### Aim of the exercise:
Review the lines that follow and copy each one that contains the word "matplotlib".

### Records to use:
════════

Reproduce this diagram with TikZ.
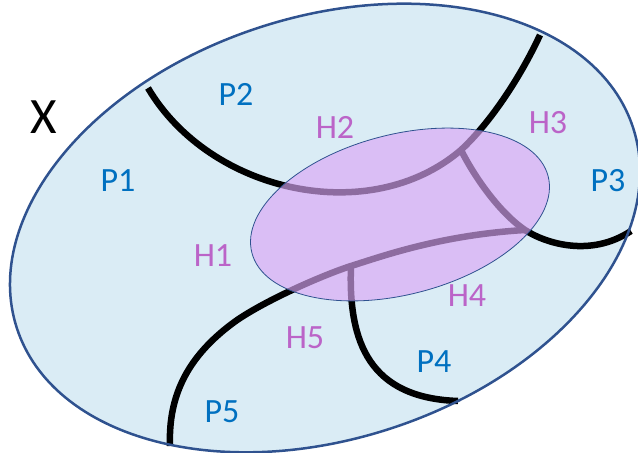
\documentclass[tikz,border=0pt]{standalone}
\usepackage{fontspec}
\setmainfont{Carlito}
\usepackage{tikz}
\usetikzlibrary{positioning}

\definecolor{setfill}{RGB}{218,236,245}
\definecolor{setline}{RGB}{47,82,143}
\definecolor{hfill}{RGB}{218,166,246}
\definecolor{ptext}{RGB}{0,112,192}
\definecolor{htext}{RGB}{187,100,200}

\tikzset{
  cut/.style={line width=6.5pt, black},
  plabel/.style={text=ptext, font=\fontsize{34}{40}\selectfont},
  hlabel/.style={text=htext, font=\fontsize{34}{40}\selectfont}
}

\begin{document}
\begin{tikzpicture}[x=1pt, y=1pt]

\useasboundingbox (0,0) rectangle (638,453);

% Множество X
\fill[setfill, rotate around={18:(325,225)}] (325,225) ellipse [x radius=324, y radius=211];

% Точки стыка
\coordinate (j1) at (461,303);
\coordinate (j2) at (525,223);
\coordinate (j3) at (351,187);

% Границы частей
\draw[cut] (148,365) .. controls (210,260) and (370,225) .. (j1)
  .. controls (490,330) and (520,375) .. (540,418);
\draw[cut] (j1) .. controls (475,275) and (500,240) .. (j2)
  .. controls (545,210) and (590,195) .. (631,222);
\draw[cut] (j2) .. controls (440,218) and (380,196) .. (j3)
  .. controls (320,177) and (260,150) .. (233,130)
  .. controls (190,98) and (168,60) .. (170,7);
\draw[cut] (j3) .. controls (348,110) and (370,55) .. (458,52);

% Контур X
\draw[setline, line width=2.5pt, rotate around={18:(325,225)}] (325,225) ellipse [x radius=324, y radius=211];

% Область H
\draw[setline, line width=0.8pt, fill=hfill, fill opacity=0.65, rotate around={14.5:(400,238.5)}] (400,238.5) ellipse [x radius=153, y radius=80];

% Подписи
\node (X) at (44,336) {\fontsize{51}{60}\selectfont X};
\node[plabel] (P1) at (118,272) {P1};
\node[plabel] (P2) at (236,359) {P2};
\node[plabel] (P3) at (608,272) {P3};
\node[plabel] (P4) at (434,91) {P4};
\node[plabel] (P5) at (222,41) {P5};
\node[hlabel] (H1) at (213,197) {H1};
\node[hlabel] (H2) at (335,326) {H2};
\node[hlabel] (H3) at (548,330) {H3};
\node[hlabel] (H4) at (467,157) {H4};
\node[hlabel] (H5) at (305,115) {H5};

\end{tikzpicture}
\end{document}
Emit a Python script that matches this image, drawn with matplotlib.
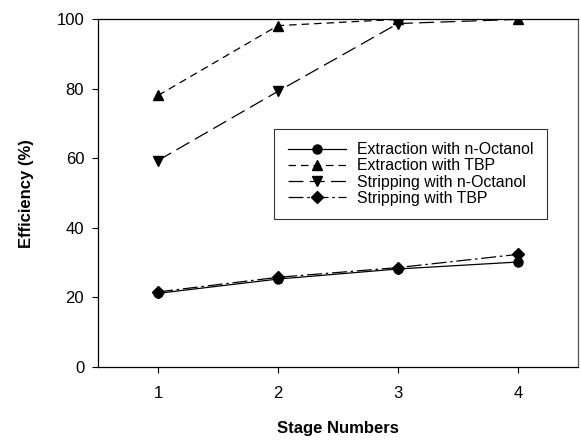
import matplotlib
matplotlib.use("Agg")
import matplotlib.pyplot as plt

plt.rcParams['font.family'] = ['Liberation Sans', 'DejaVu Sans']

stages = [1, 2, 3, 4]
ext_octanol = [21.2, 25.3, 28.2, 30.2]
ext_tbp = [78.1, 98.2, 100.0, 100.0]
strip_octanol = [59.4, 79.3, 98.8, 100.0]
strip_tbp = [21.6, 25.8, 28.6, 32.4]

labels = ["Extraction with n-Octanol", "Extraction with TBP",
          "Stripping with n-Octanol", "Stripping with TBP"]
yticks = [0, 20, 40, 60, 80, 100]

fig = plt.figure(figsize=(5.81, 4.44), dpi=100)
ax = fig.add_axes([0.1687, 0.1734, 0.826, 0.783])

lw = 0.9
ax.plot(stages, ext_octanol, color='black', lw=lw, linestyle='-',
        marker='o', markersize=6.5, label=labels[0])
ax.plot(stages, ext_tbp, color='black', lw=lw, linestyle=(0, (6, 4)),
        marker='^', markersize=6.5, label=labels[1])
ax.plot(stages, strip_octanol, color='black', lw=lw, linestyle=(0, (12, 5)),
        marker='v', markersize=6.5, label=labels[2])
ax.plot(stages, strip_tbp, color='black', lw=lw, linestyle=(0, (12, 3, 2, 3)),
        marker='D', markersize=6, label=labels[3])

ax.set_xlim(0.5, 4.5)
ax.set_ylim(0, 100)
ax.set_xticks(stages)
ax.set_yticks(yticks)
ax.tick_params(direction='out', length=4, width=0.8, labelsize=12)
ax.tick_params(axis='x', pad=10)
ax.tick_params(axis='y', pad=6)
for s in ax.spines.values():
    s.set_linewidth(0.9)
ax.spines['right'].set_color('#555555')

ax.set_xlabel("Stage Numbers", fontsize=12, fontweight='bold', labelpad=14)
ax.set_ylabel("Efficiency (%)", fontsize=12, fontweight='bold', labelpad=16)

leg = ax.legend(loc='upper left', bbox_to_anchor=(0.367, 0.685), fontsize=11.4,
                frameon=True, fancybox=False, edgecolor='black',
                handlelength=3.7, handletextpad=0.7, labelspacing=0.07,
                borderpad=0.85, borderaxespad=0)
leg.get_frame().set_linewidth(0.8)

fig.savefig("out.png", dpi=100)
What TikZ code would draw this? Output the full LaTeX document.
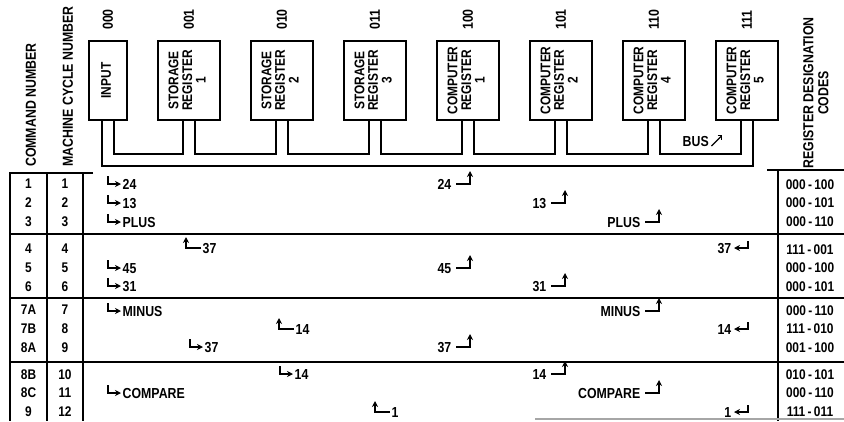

════════

### Completed exercise:
Emit a Python script that matches this image, drawn with matplotlib.
import matplotlib
matplotlib.use("Agg")
import matplotlib.pyplot as plt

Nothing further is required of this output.